Float !?

[Chris]

Hi

The following code is giving strange results...........

float fTest = 536495.61f;
cout << _T("float: ") << fTest << endl;

int dec, sign;
char* pszTest = _fcvt(fTest, 10, &dec, &sign);
cout << _T("string: ") << pszTest << endl;
cout << _T("dec: ") << dec << endl;
cout << _T("sign: ") << sign << endl;

It seems that the stored value for the float is 536495.625 and not
536495.61........... Why?
And why would the "cout" of a float not give the digits after the floating
point?

Regards
Chris

 

[Chris]

OK back to the basics....... It's an internal representation problem.
I'm still wondering why "cout" of a float would not give the digits after
the floating point...

 

[Wil]

It seems that the stored value for the float is

536495.625 and not 536495.61........... Why?

Because a float has 32 bits, so about 8 decimal digits is
all the precision you'll get. Specifically, a floating-
point number has to be stored as

(+-) 1.b1b2b3...b23 x 2^b1b2b3...b8

so you get 1 bit for the sign of the number, 8 bits for
the exponent (which is expressed with a bias of 127, so
the exponent can take on values in the range [-127,127]
without a sign bit), and 23 bits for the mantissa. (The
leading "1" is suppressed, to give an extra precision
bit.) If you need more than 23 bits of precision in your
binary number, use a double instead of a float.

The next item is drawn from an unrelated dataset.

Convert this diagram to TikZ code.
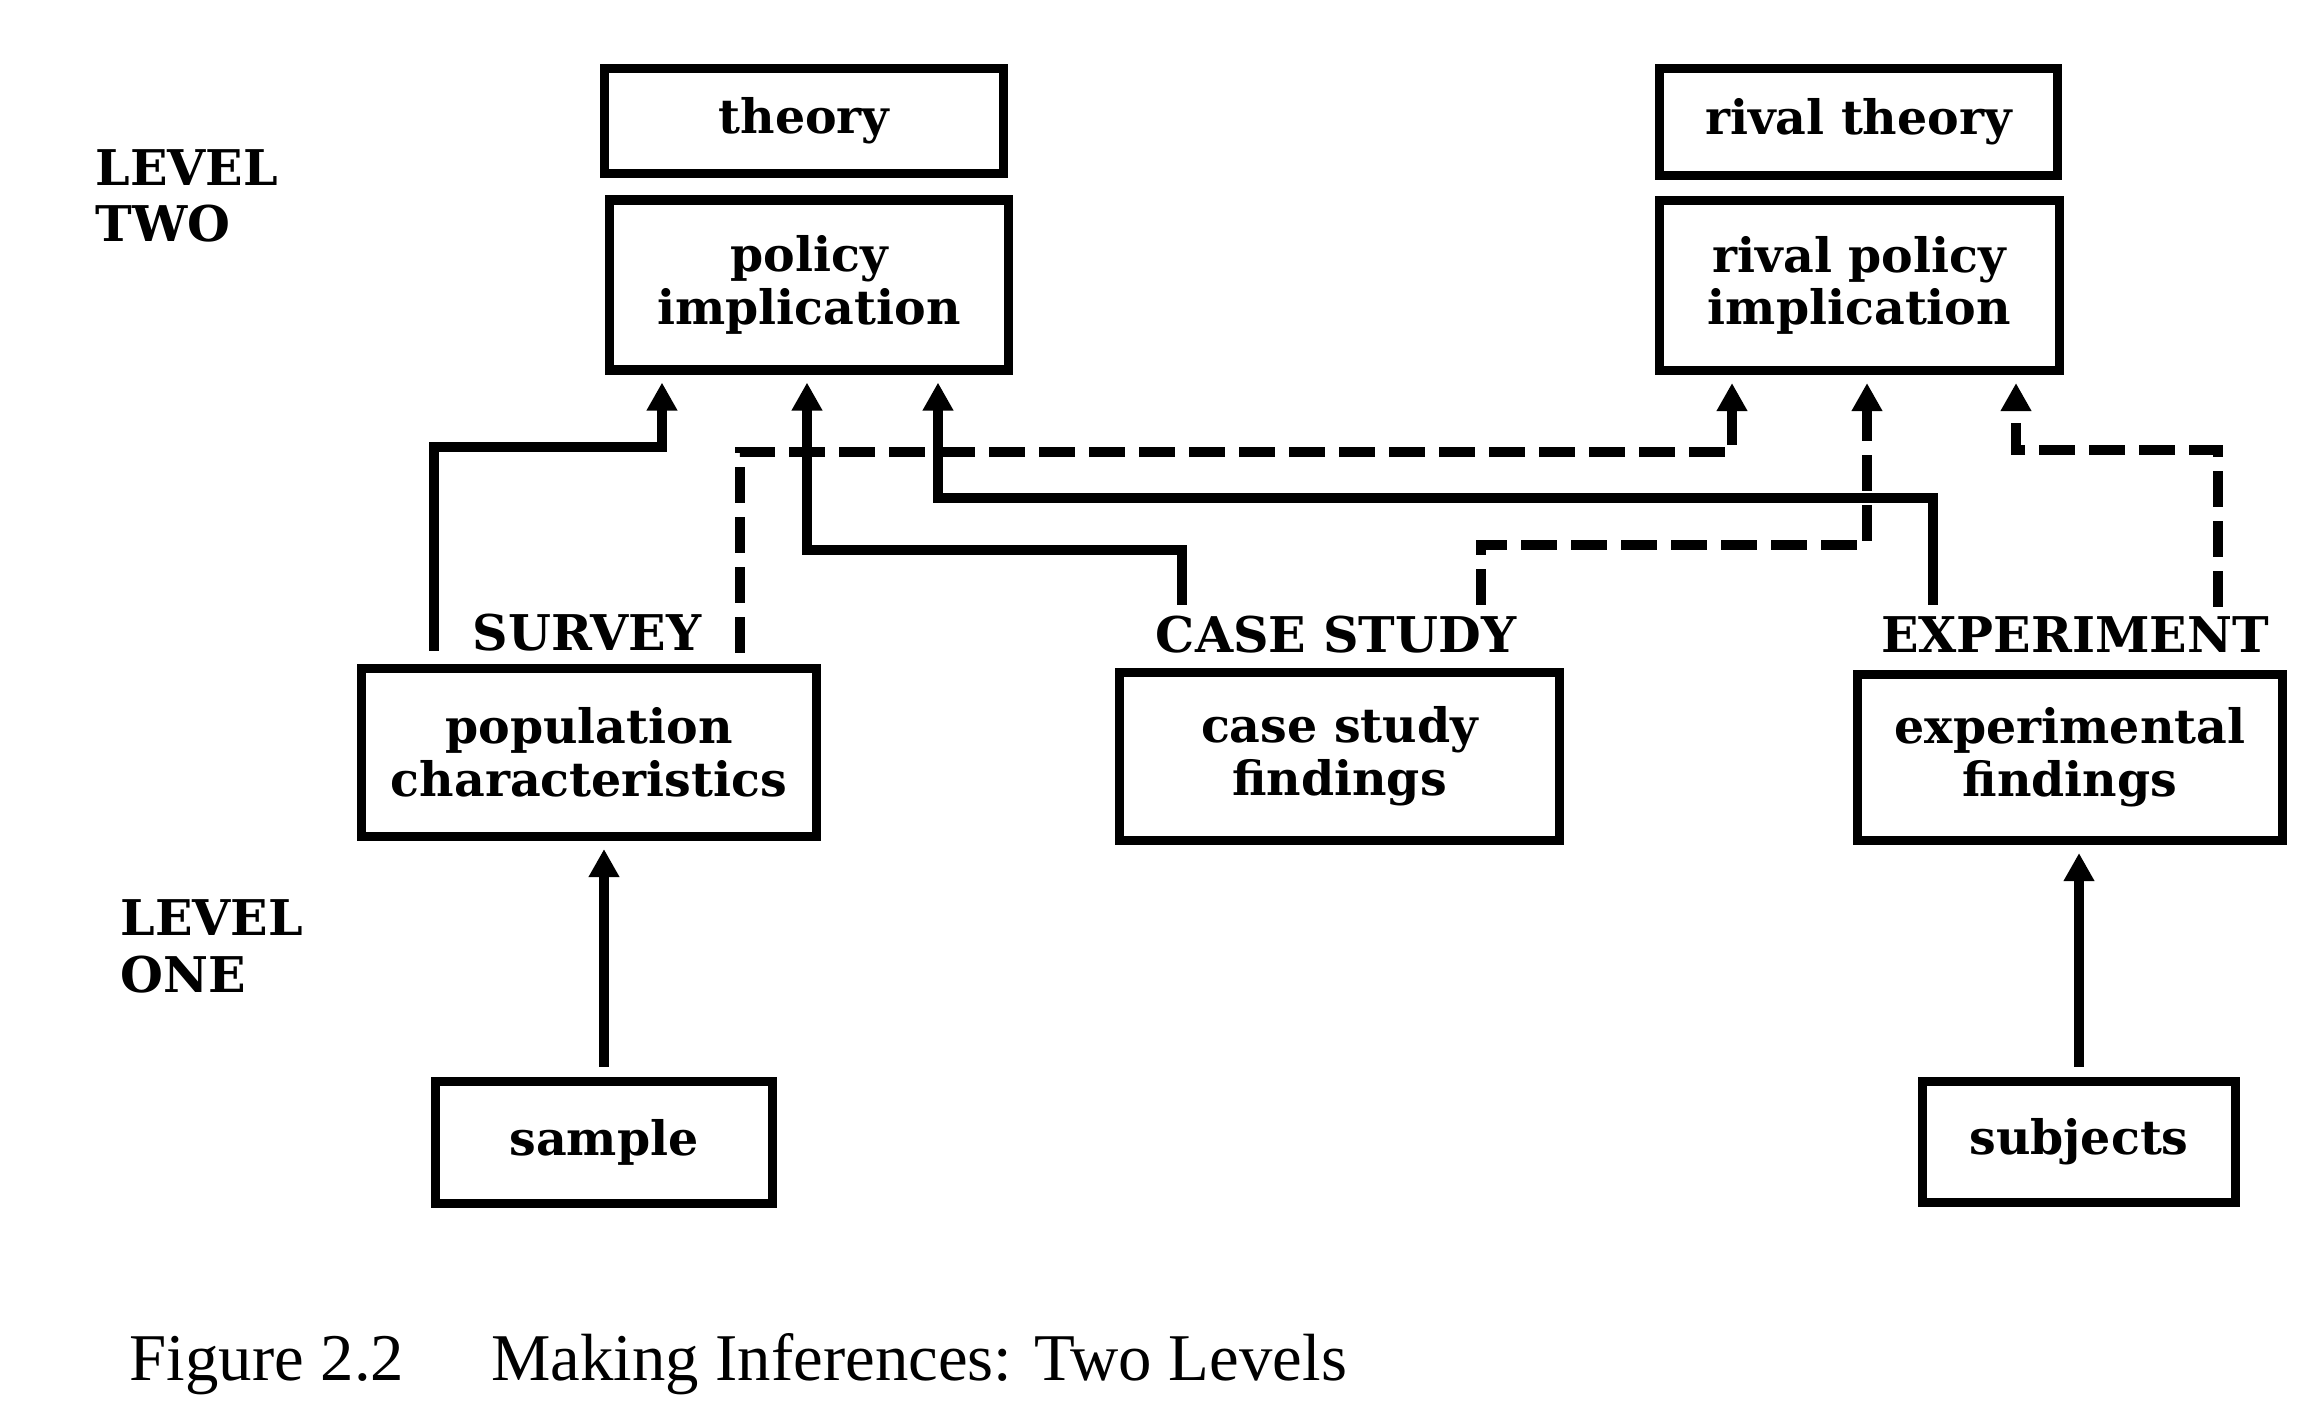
\documentclass[tikz,border=0pt]{standalone}
\usepackage{fontspec}
\setmainfont{DejaVu Serif}
\newfontfamily\capfont{Liberation Serif}
\usetikzlibrary{arrows.meta}

\begin{document}
\begin{tikzpicture}[>={Triangle[width=2.9mm,length=2.8mm]},
  box/.style={draw, line width=2.6pt, align=center, inner sep=2pt,
    font=\bfseries\fontsize{13.5}{15}\selectfont},
  lbl/.style={inner sep=0pt, font=\bfseries\fontsize{14}{16}\selectfont},
  conn/.style={->, line width=2.6pt, shorten >=0.8mm},
  dconn/.style={conn, dash pattern=on 3.6mm off 1.4mm}]
  \path[use as bounding box, fill=white] (0,0) rectangle (23.12,14.05);
  % level two: theories and their policy implications
  \node[lbl, align=left, anchor=west] (lvtwo) at (0.95,12.09) {LEVEL\\TWO};
  \node[box, minimum width=3.99cm, minimum height=1.05cm] (theory) at (8.04,12.84) {theory};
  \node[box, minimum width=3.99cm, minimum height=1.70cm] (policy) at (8.09,11.20) {policy\\implication};
  \node[box, minimum width=3.98cm, minimum height=1.07cm] (rtheory) at (18.585,12.83) {rival theory};
  \node[box, minimum width=4.00cm, minimum height=1.70cm] (rpolicy) at (18.595,11.195) {rival policy\\implication};
  % the three methods and their findings
  \node[lbl] (survey) at (5.87,7.72) {SURVEY};
  \node[lbl] (casestudy) at (13.36,7.70) {CASE STUDY};
  \node[lbl] (experiment) at (20.75,7.70) {EXPERIMENT};
  \node[box, minimum width=4.55cm, minimum height=1.68cm] (popchar) at (5.89,6.525) {population\\characteristics};
  \node[box, minimum width=4.40cm, minimum height=1.68cm] (csfind) at (13.395,6.485) {case study\\findings};
  \node[box, minimum width=4.25cm, minimum height=1.66cm] (expfind) at (20.70,6.475) {experimental\\findings};
  % level one: sample and subjects
  \node[lbl, align=left, anchor=west] (lvone) at (1.20,4.585) {LEVEL\\ONE};
  \node[box, minimum width=3.37cm, minimum height=1.22cm] (sample) at (6.04,2.625) {sample};
  \node[box, minimum width=3.13cm, minimum height=1.21cm] (subjects) at (20.79,2.63) {subjects};
  \draw[conn, shorten <=1mm] (sample.north) -- (sample.north |- popchar.south);
  \draw[conn, shorten <=1mm] (subjects.north) -- (subjects.north |- expfind.south);
  % inferences up to level two, solid to theory, dashed to rival
  \coordinate (sv1) at (4.34,7.54);
  \coordinate (sv2) at (7.40,7.52);
  \coordinate (cs1) at (11.82,8.00);
  \coordinate (cs2) at (14.81,8.00);
  \coordinate (ex1) at (19.33,8.00);
  \coordinate (ex2) at (22.18,7.98);
  \draw[conn] (sv1) -- ++(0,2.04) -| ([xshift=-14.7mm]policy.south);
  \draw[conn] (cs1) -- ++(0,0.55) -| ([xshift=-0.2mm]policy.south);
  \draw[conn] (ex1) -- ++(0,1.07) -| ([xshift=12.9mm]policy.south);
  \draw[dconn] (sv2) -- ++(0,2.01) -| ([xshift=-12.75mm]rpolicy.south);
  \draw[dconn] (cs2) -- ++(0,0.60) -| ([xshift=0.75mm]rpolicy.south);
  \draw[dconn] (ex2) -- ++(0,1.57) -| ([xshift=15.65mm]rpolicy.south);
  % caption
  \node[anchor=base west, inner sep=0pt, font=\capfont\fontsize{19}{22}\selectfont] (caption)
    at (1.29,0.25) {Figure 2.2\hspace{0.87cm}Making Inferences: Two Levels};
\end{tikzpicture}
\end{document}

In your particular case, 536494 = 2^19 + 2^13 + 2^11 +
2^10 + 2^9 + 2^8 + 2^7 + 2^5 + 2^3 + 2, so after 19 binary
digits are used up, you still have 536495.61 - 536494 =
1.61 left to express. The leading 1 is suppressed, so you
have to express 0.61 and you have only 23 - 19 = 4 bits
left in your float. After you add 2^-1 + 2^-4 to get
0.5625, you have used up all the bits and you still have a
remainder of 0.0475. What the machine does is the best it
can with 4 bits, namely represent your 1.61 as 1 + 2^-1 +
(0 x 2^-2) + 2^-3 + (0 x 2^-4) = 1.625. Thus, your number
winds up being stored as 536495.625, as you discovered.

And why would the "cout" of a float not give the digits
after the floating point?

Again, the machine does "the best it can", this time of
guessing a good format for the output of a number of this
size with this precision. If you want to see the 3 digits
to the left of the zero, do something like

cout << setw(12) << setprecision(3) << fixed;
cout << fTest;

Your old FORTRAN hacker,
Wil